On Mon, 2005-01-31 at 10:59, Thomas Graf wrote:
> > My experience is that you end up dropping no more than a packet in a
> > burst with policing before TCP adjusts. Also depending on the gap
> > between bursts, that may be the only packet you drop altogether.
> > In long flows such as file transfers, avergae of one packet ever gets
> > dropped.
>
> I mostly agree but not completely. It's definitely true that most of
> the problems I'm fighting today are causes by the attempt to be too
> perfect in calculating. Going a step backwards solves most of the
> problems and probably works just fine for most cases. One of the main
> problem I'm facing here are big file transfers on low latency links with
> modified ip stacks to allow for a "faster" slow start (those are the
> reason why I'm trying to do this). An attempt to drop only a few
> packets results in a stronger incremenal growth. I'm not quite sure
> why that happens yet but a more aggresive policing stategy helped a
> lot.
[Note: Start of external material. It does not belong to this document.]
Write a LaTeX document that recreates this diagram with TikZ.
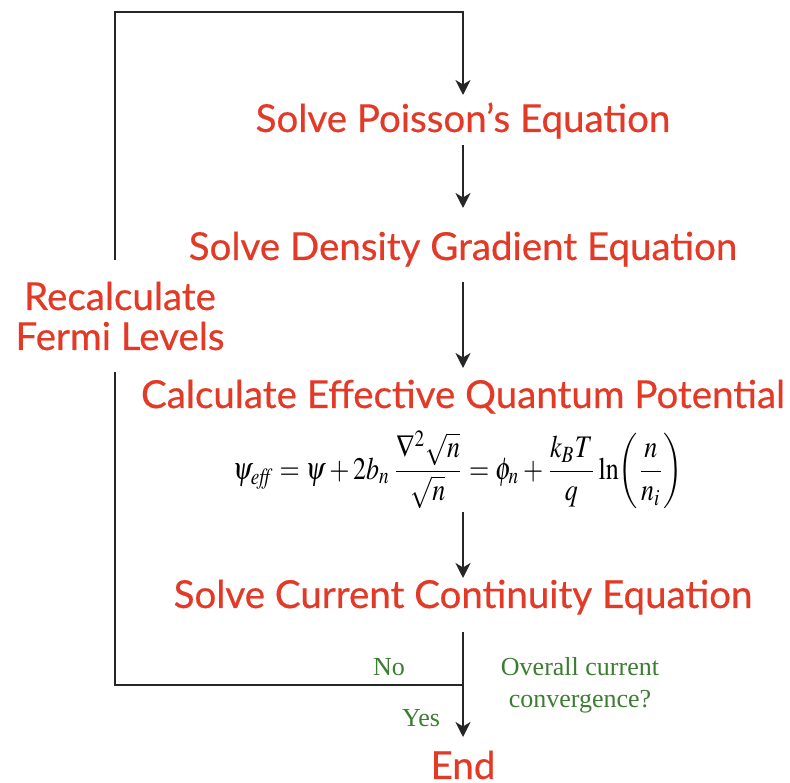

I agree that if we plan to put something like this into mainline
> those problem domains should be separated to not overcomlicate the
> whole thing.
>
Would be interesting to combine policing and random dropping to see
what happens.
I think this is something you should be able to find a student to abuse
so they can write a paper ;-> Probably Linux may not even be the right
place to do it to start with - rather simulations until you get it right
then code it into Linux.
> Sounds good. We'll need to address this anyway, the classifiers rely
> on the ip header being valid which is no longer assured.
true - i was thinking of restoring stateless NAT at this level as well.
So csum would be needed. The csum could be programmed to either
validate only or recompute; those are the only two arguements to it that
i could think of. I suppose first thing is to put out the eaction patch
then add this action. I will try to sneak in some time this week and
write the eaction.
> > Ok, I think both approaches are correct. ematch does the check/get
> > essentially; and action will create the set/tracking if needed.
> > For the example i gave, you are absolutely correct, ematch is
> > sufficient.
>
> Right, so we can do something like the meta ematch/action split. What
> attributes to you intend to be modifieable?
Essentially on ingress create state; i have to find my notes to give you
precise answer. But one of the parameters was to select the level of
state tracking (such as "track IP only" - not sure how doable that is
with contrack)
> A neat thing would be
> to overwrite the state and thus assign a packet to another connection
> which could be used to reimplement fast nat together with pedit.
Stateless NAT doesnt really need contracking. pedit (taught to speak
english) + eaction csum should do it.